Моро милостиво потрепал поэта по плечу и обещал ему сукна на шубу, причем Бернардо сумел выпросить и лисьего меха на воротник, уверяя с жалобными и шутовскими ужимками, что старая шуба его сделалась такою сквозною и прозрачною, «как вермишель, которая сушится на солнце».
— Прошлую зиму, — продолжал он клянчить, — за недостатком дров, я готов был сжечь не только собственную лестницу, но и деревянные башмаки св. Франциска!
Герцог рассмеялся и обещал ему дров.
Тогда, в порыве благодарности, поэт мгновенно сочинил и прочел хвалебное четверостишье:
Когда рабам своим ты обещаешь хлеб, Небесную, как Бог, ты им даруешь манну, — Зато все девять муз и сладкозвучный Феб, О, благородный Мавр [11], поют тебе осанну! — Ты, кажется, в ударе, Бернардо? Послушай-ка, мне нужно еще одно стихотворение.
— Любовное?
— Да. И страстное.
— Герцогине?
— Нет. Только смотри у меня, не проболтайся!
— О, синьор, вы меня обижаете. Да разве я когда-нибудь?..
— Ну, то-то же.
— Нет, нем как рыба!
Бернардо таинственно и почтительно заморгал глазами.
— Страстное? Ну а как? С мольбой или с благодарностью?
— С мольбой.
Поэт глубокомысленно сдвинул брови:
— Замужняя?
— Девушка.
— Так. Надо бы имя.
— Ну вот! Зачем имя?
— Если с мольбою, то не годится без имени.

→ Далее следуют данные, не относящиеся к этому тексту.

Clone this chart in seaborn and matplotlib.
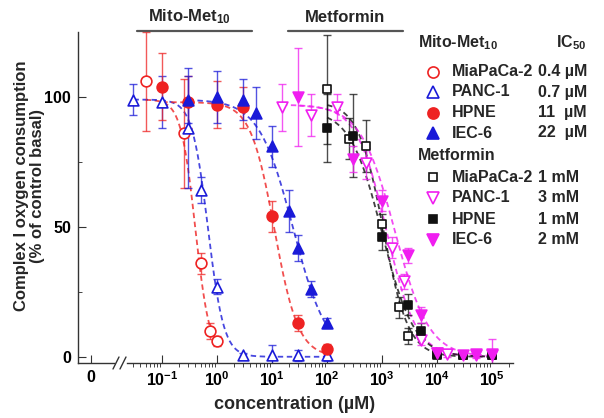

— Мадонна Лукреция. А готового нет?
— Есть, да лучше бы свеженькое. Позвольте в соседний покой на минутку. Уж чувствую, выйдет недурно; рифмы в голову так и лезут.
Вошел паж и доложил:
— Мессер Леонардо да Винчи.
Захватив перо и бумагу, Беллинчони юркнул в одну дверь, между тем как в другую входил Леонардо.